Holidays and fun are in our budget, but even so, I don’t go overboard.  We manage to have a great time for free or cheap.

On Good Friday Sausage and her friend J made an Easter craft, which can then be used to tell the Easter story.  I have lost the link to it, but I found it on Pinterest.  The great thing about it is we can use it again next year.  Sausage really started to get the Easter story this year, I was quite impressed with her ability to remember who was who, and who did what.

Easter craft tots in tawhero

Busy crafting

I also took my tots to an Easter Egg hunt that was a fundraiser for one of our local playcentres.  It was brilliant.  Rock hunting is all the rage here (I’ll post on that soon), and children had to find five rocks which were then swapped for a bag of marshmallow eggs.  The children were also allowed to keep their two favourite rocks.  Here’s an example of what I mean:

Sausage got her face painted, and my tots loved the egg and spoon obstacle course and bouncy castle.  All of that for a $5 entry fee!
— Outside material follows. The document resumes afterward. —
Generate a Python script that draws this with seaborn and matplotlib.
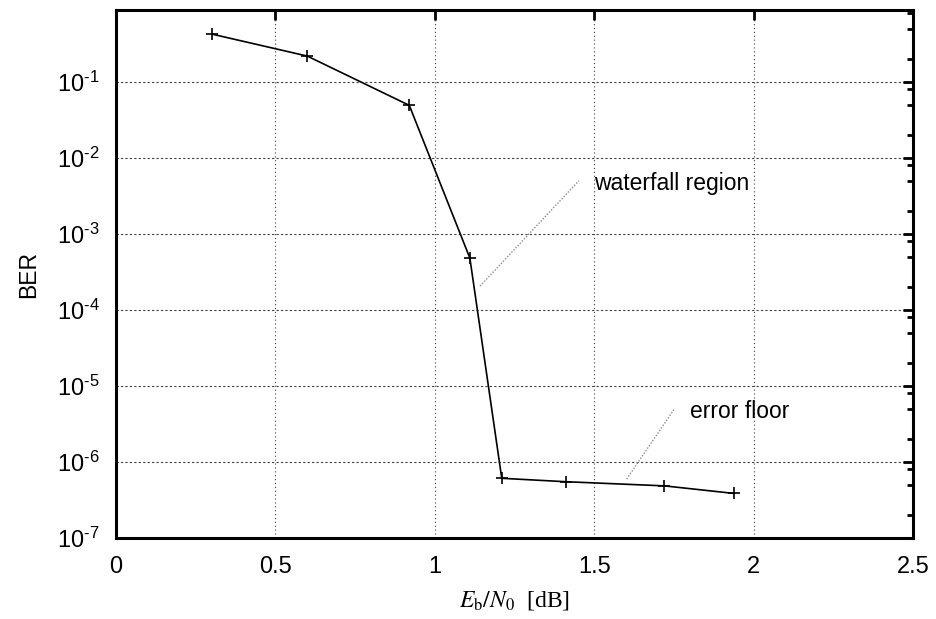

I am queen of the day trip.  I like nothing more than getting out and about to explore.  So it was off to the Coach House Museum again with friends.  My machinery-mad son loves clambering on to the tractors, and this museum will probably be a school-holiday must-do for years to come.  (My photos turned out to be completely rubbish, sorry E!)

I had a ‘girl’s day’ where my friend A-M and I took our daughters to the Fantasy Cave in Dannevirke.

Fantasy Cave tots in tawhero

Sausage and J

I don’t know who enjoys the Fantasy Cave more, me or the kids.  It is old-fashioned, low tech goodness, and well worth the visit.  At $10 entry fee for myself and Sausage, it’s a bargain too.  The girls LOVED having a day away from their annoying little brothers and getting Mummy all to themselves.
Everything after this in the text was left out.